Vygotsk berpendapat bahwa bermain amat penting bagi perkembangan anak, karena
melalui bermain anak-anak membangun makna tentang lingkungan.
Jenis-jenis
belajar yang dikembangkan oleh ahli pendidikan dan psikolog cukup banyak.
Diantaranya adalah, belajar sederhana tanpa asosiasi, belajar asosiasi, belajar
melalui pemberian kesan (imprinting),
belajar observasional, bermain enkulturiasi, belajar dengan multimedia, e-learnimg, belajar dengan menghafal (rote learning), belajar informal, belajar
formal, dan belajar nonformal, belajar nonformal yang dikombinasi, serta
belajar melalui dialog. Sejauh ini diindentifikasi minimal ada 15 jenis
belajar.
1. Belajar
Berlandasakan Behaviorisme
Seperti dinyatakan
didepan paham behaviorisme memiliki dampak signifikan terhadap teori maupun
praktik belajar dan pembelajaran.
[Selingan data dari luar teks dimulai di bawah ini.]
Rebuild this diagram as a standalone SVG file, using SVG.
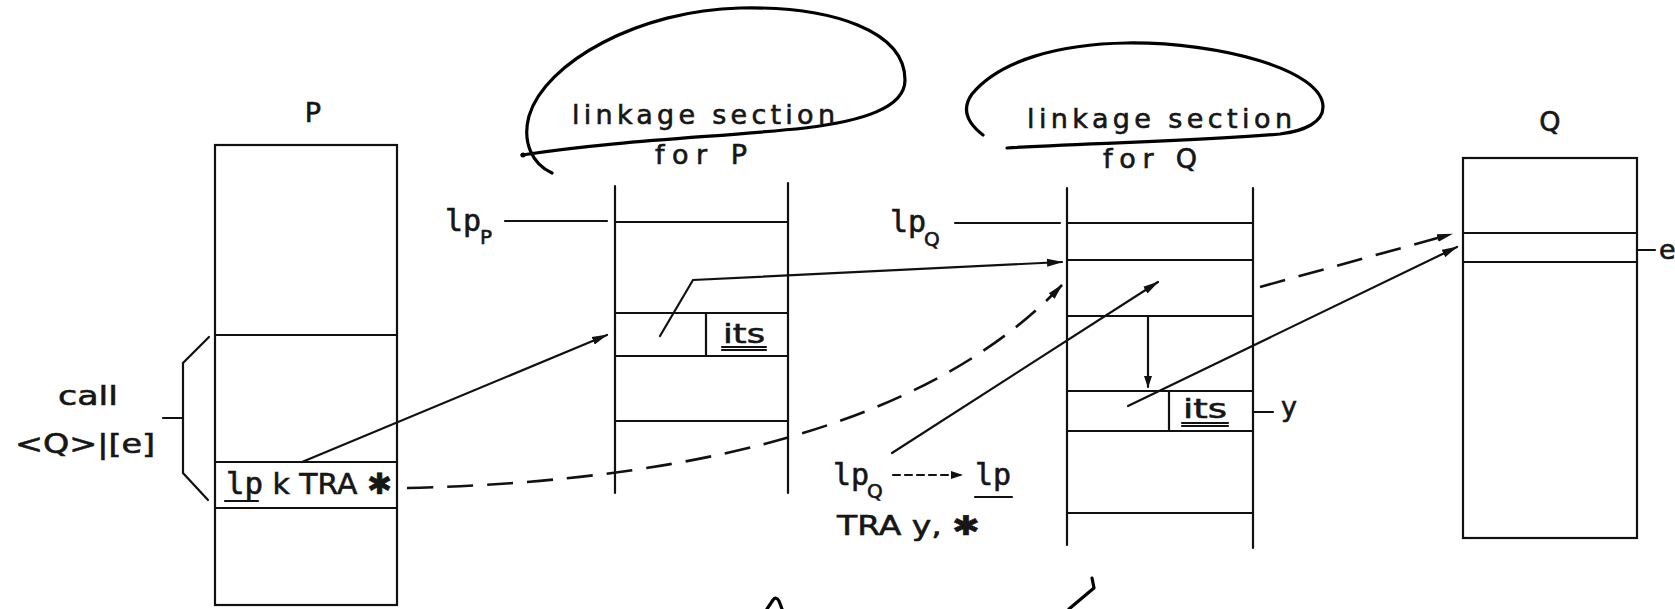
<svg xmlns="http://www.w3.org/2000/svg" width="1675" height="609" viewBox="0 0 1675 609">
<style>
.ln{stroke:#111;stroke-width:2.2;fill:none;stroke-linecap:round}
.dash{stroke:#111;stroke-width:2.6;fill:none;stroke-dasharray:26 14}
.hand{stroke:#000;stroke-width:3.2;fill:none;stroke-linecap:round;stroke-linejoin:round}
text{font-family:"DejaVu Sans","Liberation Sans",sans-serif;fill:#161616;stroke:#161616;stroke-width:0.6}
.t{font-size:27px}
.m{font-family:"DejaVu Sans Mono","Liberation Mono",monospace;font-size:30px}
.s{font-size:20px}
</style>
<defs>
<marker id="ah" markerUnits="userSpaceOnUse" markerWidth="16" markerHeight="10" refX="15" refY="5" orient="auto">
<path d="M0,1 L16,5 L0,9 z" fill="#111"/>
</marker>
<marker id="ahs" markerUnits="userSpaceOnUse" markerWidth="12" markerHeight="10" refX="11" refY="5" orient="auto">
<path d="M0,1 L12,5 L0,9 z" fill="#111"/>
</marker>
</defs>

<g id="nodeP">
<text class="t" x="313" y="122" text-anchor="middle" font-size="28">P</text>
<rect class="ln" x="215" y="145" width="182" height="460"/>
<line class="ln" x1="215" y1="335" x2="397" y2="335"/>
<line class="ln" x1="215" y1="462" x2="397" y2="462"/>
<line class="ln" x1="215" y1="508" x2="397" y2="508"/>
<text x="226" y="494" font-size="29" textLength="166" lengthAdjust="spacingAndGlyphs"><tspan class="m" font-size="29">lp</tspan> k TRA ✱</text>
<line class="ln" x1="225" y1="501" x2="258" y2="501"/>
</g>

<g id="callLabel">
<text class="t" x="58" y="405" textLength="60" lengthAdjust="spacingAndGlyphs">call</text>
<text class="t" x="15" y="453" font-size="30" textLength="140" lengthAdjust="spacingAndGlyphs">&lt;Q&gt;|[e]</text>
<path class="ln" d="M209,337 L183,363 L183,473 L208,500 M163,418 L183,418"/>
</g>

<g id="linkageP">
<path class="hand" d="M552,173 C532,164 522,142 529,116 C545,62 640,10 740,8 C835,6 905,32 905,80 C905,108 862,121 805,128 C720,137 620,140 522,155"/>
<circle cx="523" cy="155" r="2.5" fill="#000"/>
<text class="t" x="572" y="124" textLength="263" lengthAdjust="spacing">linkage section</text>
<text class="t" x="655" y="164" textLength="92" lengthAdjust="spacing">for P</text>
<text class="m" x="445" y="231">lp</text>
<text class="s" x="480" y="244">P</text>
<line class="ln" x1="505" y1="221" x2="607" y2="221"/>
<line class="ln" x1="615" y1="186" x2="615" y2="493"/>
<line class="ln" x1="788" y1="183" x2="788" y2="493"/>
<line class="ln" x1="615" y1="222" x2="788" y2="222"/>
<line class="ln" x1="615" y1="313" x2="788" y2="313"/>
<line class="ln" x1="615" y1="356" x2="788" y2="356"/>
<line class="ln" x1="615" y1="421" x2="788" y2="421"/>
<line class="ln" x1="706" y1="313" x2="706" y2="356"/>
<text class="t" x="723" y="343" textLength="42" lengthAdjust="spacingAndGlyphs">its</text>
<line class="ln" x1="722" y1="347" x2="766" y2="347" stroke-width="1.5"/>
<line class="ln" x1="722" y1="350" x2="766" y2="350" stroke-width="1.5"/>
</g>

<g id="linkageQ">
<path class="hand" d="M983,135 C966,122 962,108 972,94 C1000,60 1060,44 1127,43 C1220,42 1323,70 1323,107 C1323,122 1305,131 1280,134 C1190,142 1100,142 1007,148"/>
<text class="t" x="1027" y="128" textLength="265" lengthAdjust="spacing">linkage section</text>
<text class="t" x="1103" y="168" textLength="94" lengthAdjust="spacing">for Q</text>
<text class="m" x="890" y="232">lp</text>
<text class="s" x="924" y="246">Q</text>
<line class="ln" x1="955" y1="223" x2="1060" y2="223"/>
<line class="ln" x1="1067" y1="188" x2="1067" y2="545"/>
<line class="ln" x1="1253" y1="188" x2="1253" y2="548"/>
<line class="ln" x1="1067" y1="223" x2="1253" y2="223"/>
<line class="ln" x1="1067" y1="260" x2="1253" y2="260"/>
<line class="ln" x1="1067" y1="316" x2="1253" y2="316"/>
<line class="ln" x1="1067" y1="391" x2="1253" y2="391"/>
<line class="ln" x1="1067" y1="431" x2="1253" y2="431"/>
<line class="ln" x1="1067" y1="513" x2="1253" y2="513"/>
<line class="ln" x1="1169" y1="391" x2="1169" y2="431"/>
<text class="t" x="1183" y="418" textLength="44" lengthAdjust="spacingAndGlyphs">its</text>
<line class="ln" x1="1182" y1="423" x2="1228" y2="423" stroke-width="1.5"/>
<line class="ln" x1="1182" y1="426" x2="1228" y2="426" stroke-width="1.5"/>
<line class="ln" x1="1253" y1="412" x2="1273" y2="412"/>
<text class="t" x="1281" y="416">y</text>
</g>

<g id="codeLabel">
<text class="m" x="833" y="485">lp</text>
<text class="s" x="867" y="498">Q</text>
<text class="m" x="975" y="485">lp</text>
<line class="ln" x1="975" y1="497" x2="1012" y2="497"/>
<text class="t" x="837" y="535" textLength="143" lengthAdjust="spacingAndGlyphs">TRA y, ✱</text>
</g>

<g id="nodeQ">
<text class="t" x="1550" y="131" text-anchor="middle" font-size="28">Q</text>
<rect class="ln" x="1463" y="158" width="174" height="380"/>
<line class="ln" x1="1463" y1="233" x2="1637" y2="233"/>
<line class="ln" x1="1463" y1="262" x2="1637" y2="262"/>
<line class="ln" x1="1637" y1="250" x2="1655" y2="250"/>
<text class="t" x="1659" y="259" font-size="22">e</text>
</g>

<g id="connectors">
<line class="ln" x1="302" y1="462" x2="607" y2="335" stroke-width="2.5" marker-end="url(#ah)"/>
<polyline class="ln" points="660,336 693,280 1062,262" stroke-width="2.5" marker-end="url(#ah)"/>
<path class="dash" d="M407,488 Q880,477 1062,285" marker-end="url(#ah)"/>
<line class="ln" x1="892" y1="453" x2="1158" y2="282" stroke-width="2.5" marker-end="url(#ah)"/>
<line class="ln" x1="1148" y1="316" x2="1148" y2="387" marker-end="url(#ahs)"/>
<line class="ln" x1="1128" y1="406" x2="1457" y2="247" stroke-width="2.5" marker-end="url(#ah)"/>
<line class="dash" x1="1260" y1="287" x2="1452" y2="234" marker-end="url(#ah)"/>
<line class="ln" x1="893" y1="475" x2="962" y2="475" stroke-dasharray="7 5" marker-end="url(#ahs)"/>
</g>

<g id="marks">
<path class="hand" d="M767,609 L773,600 Q776,596 779,601 L782,609"/>
<path class="hand" d="M1092,578 L1094,588 L1069,609"/>
</g>
</svg>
Tipe-tipe belajar yang dilandasi behaviorisme
antara lain sebagai berikut:
a. Belajar
Sederhana Tanpa Asosiasi
Ada
dua macam, yaitu habituasi dan sentisasi. Belajar dengan habituasi ditengarai
oleh adanya pengurangan probabilitas perilaku respon secara progresif (progressive dimution) dengan
pelatihan-pelatihan dan pengulangan stimulasi.
Sementara
itu belajar dengan cara sensitisasi merupakan kebalikan, akan terjadi penguatan
positif terhadap perilaku respon karena pelatihan atau pengulangan (progressive amplification).
b. Belajar
Asosiasi.
Belajar
asosiasi adalah suatu proses dimana suatu materi pembelajaran dipelajari
melalui asosiasi dengan bahan-bahan pembelajaran yang terpisah yang sudah
dipelajari sebelumnya.
c. Pengondisian
Klasik (classical conditioning)
Seperti
yang dikemukakan oleh Pavlov didepan. Belajar merupakan suatu uapaya untuk
mengkondisikan pembentukan suatu perilaku atau respon terhadap sesuatu.
d. Pengndisian
operan (operant conditioning)
Berawal
dari konsep B.F Skinner, sudah kita pelajari bahwa belajar jenis ini berlainan dengan
pengondisian klasik dari Pavlov. Pengondisian operan terkait dengan modifikasi
perilaku spontan. Contoh belajar jenis ini yaitu belajar membedakan (discrimination learning), atau ada juga
yang disebut sebagai belajar nirkeliru (errorless
learning).
e. Belajar
melalui Kesan ( imprinting)
Istilah imprinting
digunakan dalam istilah psikologi untuk mneggambarkan tahap-tahap sentitif dari belajar pada usia
tertentu atau pada kehidupan tertentu.
Istilah ini digunakan untuk menggambarkan keadaan pada saat seseorang
mempelajari karakteristik sejumlah stimulasi, yang disebut menaruh kesan (imprinted) terhadap sesuatu subjek.
f. Belajar
Pengamatan (observational learning)
Ditengarai
oleh adanya proses eniruan (imitasi) setelah mengamati sesuatu. Seseorang
mengulangi perilaku yang diamatinya dari orang lain. Misalnya belajar menari
dengan mengamati tarian instrukturnya, belajar melukis engan mengamati hasil
lukisan orang lain. Manusia dapat mengkopi tiga informasi sekaligus yang
meliputi tujuan-tujuan dari model (demonstrator), aktivitas model dan dampak
kegiatan modelterhadap lingkungan. Melalui ketiga jenis informasi ini seorang
bayi dapat menyesuaikan dirinya (dalam perkemnbangannya) dengan kultur
disekelilingnya.
g. Belajar
Melalui Bermain
Bermain
dinyatakan seabgai suatu perilaku yang tidak memiliki tujuan khusus, tetapi
mampu memperbaiki kinerja manusia jika menjumpai kondisi yang mirip seperti itu
pada masa depan. Bermain pada hakikatnya memboroskan energy, sehingga harus
diperoleh suatu kemanfaatan dalam bermain sebagai timbalbaliknya. Bermain
meningkatkan kesegaran jasmani dan sekaligus memberikan manfaat bagi
pembelajaran.
h. Belajar
Tuntas
Belajar
tuntas adalah suatu upaya belajar dengan penenkanan siswa harus menguasai
seluruh bahan ajar. Karena menguasai 100% bahan ajar amat sukar, maka yang
dijadikan ukuran biasanya menguasai 85% tujuan kompentensi yang harus dicapai.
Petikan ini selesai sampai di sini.